After two months of nofap i decuded to relapse. The problem is that after this relapse i fap two three Times a day and I can't stop. after this Long journey i miss my habit so I do this with the Happiness but It isn't a Good thing. I am waiting for some advices
I guess it's fine to relapse occasionally if your goal isn't semen retention. But still you should never just "decide" to relapse. It should just happen naturally when you are uncontrollably horny and just can't hold it in anymore. Don't make the mistake of going on a binge like you are doing after a relapse. Keep small targets like 2/3 days of no masturbation after a relapse, and build from there to avoid binging.
Hey @Fly23 Its alright. If you can controll yourself for 2 months then I am sure that you can do that again. I have been there too. Afbout about 2-3 times fapping a day, you need to find you trigger. A trigger is something which activates your desire to fap. Just remember whenever the thought of fapping comes in your mind then you have to distract yourself. Like take a walk or talk to your friend or drink lots of cold water. And try to keep yourself busy whole day and do some positive work to develop your personality. Best of Luck
Thank you so much. The point is when i am not in nofap i am very addicted. It's like i should satisfy my body from the abstinence. The good point is that when i relapse after a week i feel bad so i want to testart nofap.
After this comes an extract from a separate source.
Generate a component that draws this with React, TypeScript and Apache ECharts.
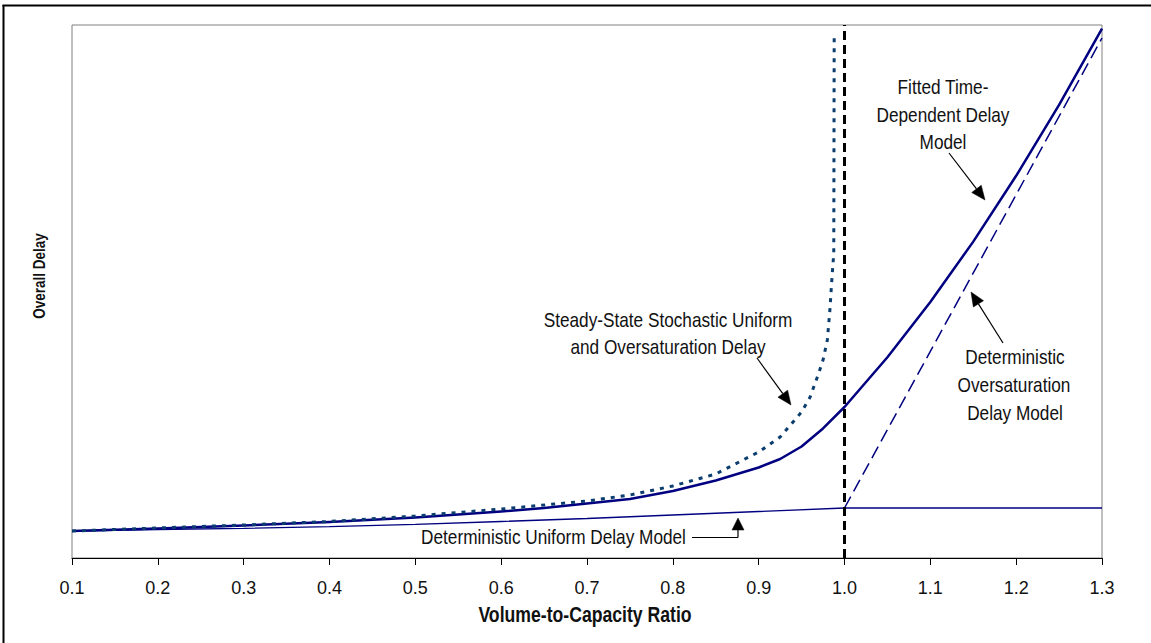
import React, { useEffect, useRef } from "react";
import * as echarts from "echarts";

// ---- Data (volume-to-capacity ratio vs overall delay, arbitrary units) ----
const X_TICKS = [0.1, 0.2, 0.3, 0.4, 0.5, 0.6, 0.7, 0.8, 0.9, 1.0, 1.1, 1.2, 1.3];

const X_UNIFORM = [0.1, 0.2, 0.3, 0.4, 0.5, 0.6, 0.7, 0.8, 0.9, 1.0, 1.3];
const Y_UNIFORM = [5.07, 5.35, 5.57, 5.87, 6.29, 6.85, 7.41, 8.07, 8.72, 9.38, 9.38];

const X_OVERSAT = [1.0, 1.3];
const Y_OVERSAT = [9.38, 97.56];

const X_FITTED = [0.1, 0.2, 0.3, 0.4, 0.5, 0.6, 0.65, 0.7, 0.75, 0.8, 0.85, 0.9, 0.925, 0.95, 0.975, 1.0, 1.05, 1.1, 1.15, 1.2, 1.25, 1.3];
const Y_FITTED = [5.07, 5.53, 6.1, 6.75, 7.6, 8.72, 9.38, 10.23, 11.07, 12.57, 14.54, 16.98, 18.57, 20.92, 24.3, 28.33, 37.67, 48.03, 59.36, 71.71, 85.0, 99.33];

const X_STEADY = [0.1, 0.2, 0.3, 0.4, 0.5, 0.6, 0.7, 0.75, 0.8, 0.85, 0.9, 0.925, 0.95, 0.96, 0.97, 0.975, 0.98, 0.983, 0.985, 0.9875, 0.988];
const Y_STEADY = [5.07, 5.63, 6.19, 6.85, 7.88, 9.19, 10.69, 11.82, 13.51, 15.76, 19.89, 22.7, 27.39, 30.21, 34.71, 37.15, 40.9, 46.53, 51.59, 57.22, 98.5];

const X_CAPACITY = [1.0, 1.0];
const Y_CAPACITY = [0, 100];

const FONT = "'Liberation Sans', Arial, sans-serif";
const NARROW = 0.82; // mimic a narrow sans face

const pairs = (xs: number[], ys: number[]) => xs.map((x, i) => [x, ys[i]]);

function arrow(x1: number, y1: number, x2: number, y2: number, headLen = 14, headHalf = 6) {
  const dx = x2 - x1;
  const dy = y2 - y1;
  const len = Math.sqrt(dx * dx + dy * dy);
  const ux = dx / len;
  const uy = dy / len;
  const bx = x2 - ux * headLen;
  const by = y2 - uy * headLen;
  const px = -uy;
  const py = ux;
  return [
    {
      type: "line",
      shape: { x1, y1, x2: bx, y2: by },
      style: { stroke: "#000", lineWidth: 1.2 },
      silent: true,
    },
    {
      type: "polygon",
      shape: {
        points: [
          [x2, y2],
          [bx + px * headHalf, by + py * headHalf],
          [bx - px * headHalf, by - py * headHalf],
        ],
      },
      style: { fill: "#000", stroke: "#000", lineWidth: 0.5 },
      silent: true,
    },
  ];
}

function label(text: string, x: number, y: number, size = 21, weight = "normal", rotation = 0) {
  return {
    type: "text",
    x,
    y,
    rotation,
    scaleX: NARROW,
    silent: true,
    style: {
      text,
      fill: "#111",
      font: `${weight} ${size}px ${FONT}`,
      align: "center",
      verticalAlign: "middle",
      textAlign: "center",
      textVerticalAlign: "middle",
    },
  };
}

export default function App() {
  const ref = useRef<HTMLDivElement>(null);

  useEffect(() => {
    document.body.style.margin = "0";
    const chart = echarts.init(ref.current!, null, { renderer: "svg" });

    const option: any = {
      animation: false,
      backgroundColor: "#fff",
      grid: {
        left: 72,
        right: 49,
        top: 25,
        bottom: 85,
        show: true,
        borderColor: "#808080",
        borderWidth: 1,
        backgroundColor: "transparent",
      },
      xAxis: {
        type: "value",
        min: 0.1,
        max: 1.3,
        interval: 0.1,
        splitLine: { show: false },
        axisLine: { show: true, onZero: false, lineStyle: { color: "#000", width: 1 } },
        axisTick: { show: true, inside: false, length: 7, lineStyle: { color: "#000", width: 1 } },
        axisLabel: {
          margin: 21,
          color: "#111",
          fontSize: 18,
          fontFamily: FONT,
          formatter: (v: number) => {
            const t = X_TICKS.find((k) => Math.abs(k - v) < 1e-6);
            return t !== undefined ? t.toFixed(1) : "";
          },
        },
      },
      yAxis: {
        type: "value",
        min: 0,
        max: 100,
        splitLine: { show: false },
        axisLine: { show: false },
        axisTick: { show: false },
        axisLabel: { show: false },
      },
      series: [
        {
          name: "Deterministic Uniform Delay Model",
          type: "line",
          data: pairs(X_UNIFORM, Y_UNIFORM),
          showSymbol: false,
          lineStyle: { color: "#000080", width: 1.3 },
          z: 2,
        },
        {
          name: "Deterministic Oversaturation Delay Model",
          type: "line",
          data: pairs(X_OVERSAT, Y_OVERSAT),
          showSymbol: false,
          lineStyle: { color: "#000080", width: 1.5, type: [13, 6] },
          z: 2,
        },
        {
          name: "Fitted Time-Dependent Delay Model",
          type: "line",
          data: pairs(X_FITTED, Y_FITTED),
          showSymbol: false,
          lineStyle: { color: "#000080", width: 2.5, join: "round" },
          z: 3,
        },
        {
          name: "Steady-State Stochastic Uniform and Oversaturation Delay",
          type: "line",
          data: pairs(X_STEADY, Y_STEADY),
          showSymbol: false,
          lineStyle: { color: "#0b3d6e", width: 3, type: [4, 6] },
          z: 4,
        },
        {
          name: "Capacity",
          type: "line",
          data: pairs(X_CAPACITY, Y_CAPACITY),
          showSymbol: false,
          lineStyle: { color: "#000", width: 3, type: [9, 5] },
          z: 5,
        },
      ],
      graphic: [
        // outer frame (top & left)
        { type: "line", shape: { x1: 2.5, y1: 5.5, x2: 1151, y2: 5.5 }, style: { stroke: "#000", lineWidth: 2 }, silent: true },
        { type: "line", shape: { x1: 3.5, y1: 5, x2: 3.5, y2: 643 }, style: { stroke: "#000", lineWidth: 2 }, silent: true },
        // axis titles
        label("Overall Delay", 38.5, 276, 16.5, "bold", Math.PI / 2),
        label("Volume-to-Capacity Ratio", 585, 614, 21.5, "bold"),
        // annotations
        label("Fitted Time-", 943, 87),
        label("Dependent Delay", 943, 115),
        label("Model", 943, 142),
        ...arrow(949, 153, 985, 200),
        label("Steady-State Stochastic Uniform", 668, 320),
        label("and Oversaturation Delay", 668, 347),
        ...arrow(757, 358, 791, 405),
        label("Deterministic", 1015, 357),
        label("Oversaturation", 1014, 385),
        label("Delay Model", 1015, 413),
        ...arrow(1003, 343, 971, 292),
        label("Deterministic Uniform Delay Model", 553.5, 537),
        { type: "line", shape: { x1: 692, y1: 537.5, x2: 738, y2: 537.5 }, style: { stroke: "#000", lineWidth: 1.2 }, silent: true },
        ...arrow(738, 537.5, 738, 518, 12, 6),
      ],
    };

    chart.setOption(option);
    return () => chart.dispose();
  }, []);

  return <div ref={ref} style={{ width: 1151, height: 643 }} />;
}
Yeah man. If I relapsed today I'd be "off to the races". Thats what they call it in 12 step meetings. That first hit sends me "off to the races". The man takes a drink, the drink takes a drink, and then the drink takes the man. Right now the "drink" (in this case PMO) has taken you... Just try to practice damage control and be kind to yourself until it "sets you free". I always knew I'd be "released" from the clutches of relapse at some point. Now that I've been "released" though I have to work a program each day including relapse prevention. Today I want to relapse because I think it would feel really, really good, for at least a week, of doing as much as I want. But, I guess if I still have the power of choice to resist it, I will resist. If I relapse, then I lose the power of choice again, as you said you have. I only have the power of choice by staying clean, and the choice I have to make to keep that freedom is to stay clean, so in a way, its really not a choice.